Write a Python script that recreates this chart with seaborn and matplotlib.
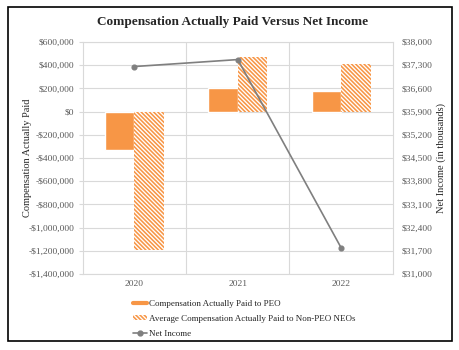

---

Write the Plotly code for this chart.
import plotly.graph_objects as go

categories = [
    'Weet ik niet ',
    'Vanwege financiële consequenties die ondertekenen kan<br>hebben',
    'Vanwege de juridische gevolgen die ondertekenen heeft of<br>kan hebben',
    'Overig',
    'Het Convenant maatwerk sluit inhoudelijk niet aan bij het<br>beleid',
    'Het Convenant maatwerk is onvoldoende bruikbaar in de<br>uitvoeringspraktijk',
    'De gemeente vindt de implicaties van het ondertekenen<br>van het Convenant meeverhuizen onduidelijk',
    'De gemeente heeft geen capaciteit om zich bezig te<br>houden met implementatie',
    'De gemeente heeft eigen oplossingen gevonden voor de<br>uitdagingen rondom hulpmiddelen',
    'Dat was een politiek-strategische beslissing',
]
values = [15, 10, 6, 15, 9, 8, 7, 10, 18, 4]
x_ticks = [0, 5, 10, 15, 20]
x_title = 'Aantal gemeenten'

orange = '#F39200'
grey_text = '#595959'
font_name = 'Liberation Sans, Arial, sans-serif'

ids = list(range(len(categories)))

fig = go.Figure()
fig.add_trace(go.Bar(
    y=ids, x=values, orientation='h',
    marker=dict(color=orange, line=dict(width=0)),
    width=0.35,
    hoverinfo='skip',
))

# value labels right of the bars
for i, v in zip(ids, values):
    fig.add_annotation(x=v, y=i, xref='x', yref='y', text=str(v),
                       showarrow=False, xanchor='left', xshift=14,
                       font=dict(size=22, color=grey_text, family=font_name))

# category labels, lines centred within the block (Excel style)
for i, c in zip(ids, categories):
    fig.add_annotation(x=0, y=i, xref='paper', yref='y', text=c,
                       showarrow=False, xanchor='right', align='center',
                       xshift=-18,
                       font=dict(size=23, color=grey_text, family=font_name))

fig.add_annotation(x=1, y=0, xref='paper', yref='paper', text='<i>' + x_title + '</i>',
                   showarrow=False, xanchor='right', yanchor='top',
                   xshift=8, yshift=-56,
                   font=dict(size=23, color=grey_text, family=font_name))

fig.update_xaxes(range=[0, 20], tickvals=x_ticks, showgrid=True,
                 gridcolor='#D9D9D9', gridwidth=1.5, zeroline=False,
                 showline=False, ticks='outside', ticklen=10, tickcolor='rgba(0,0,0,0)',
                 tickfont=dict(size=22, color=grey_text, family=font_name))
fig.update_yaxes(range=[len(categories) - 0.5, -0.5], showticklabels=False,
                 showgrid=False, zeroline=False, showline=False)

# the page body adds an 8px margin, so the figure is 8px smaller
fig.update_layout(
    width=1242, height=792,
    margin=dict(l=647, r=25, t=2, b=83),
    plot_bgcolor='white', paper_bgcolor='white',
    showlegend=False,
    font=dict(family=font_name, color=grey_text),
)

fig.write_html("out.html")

▸ **Stated problem**:
Above are the records. Print exactly, and only, the lines from the line with "Write the Plotly code for this chart." to the line with "import plotly.graph_objects as go", both inclusive.

▸ **Exercise answer**:
Write the Plotly code for this chart.
import plotly.graph_objects as go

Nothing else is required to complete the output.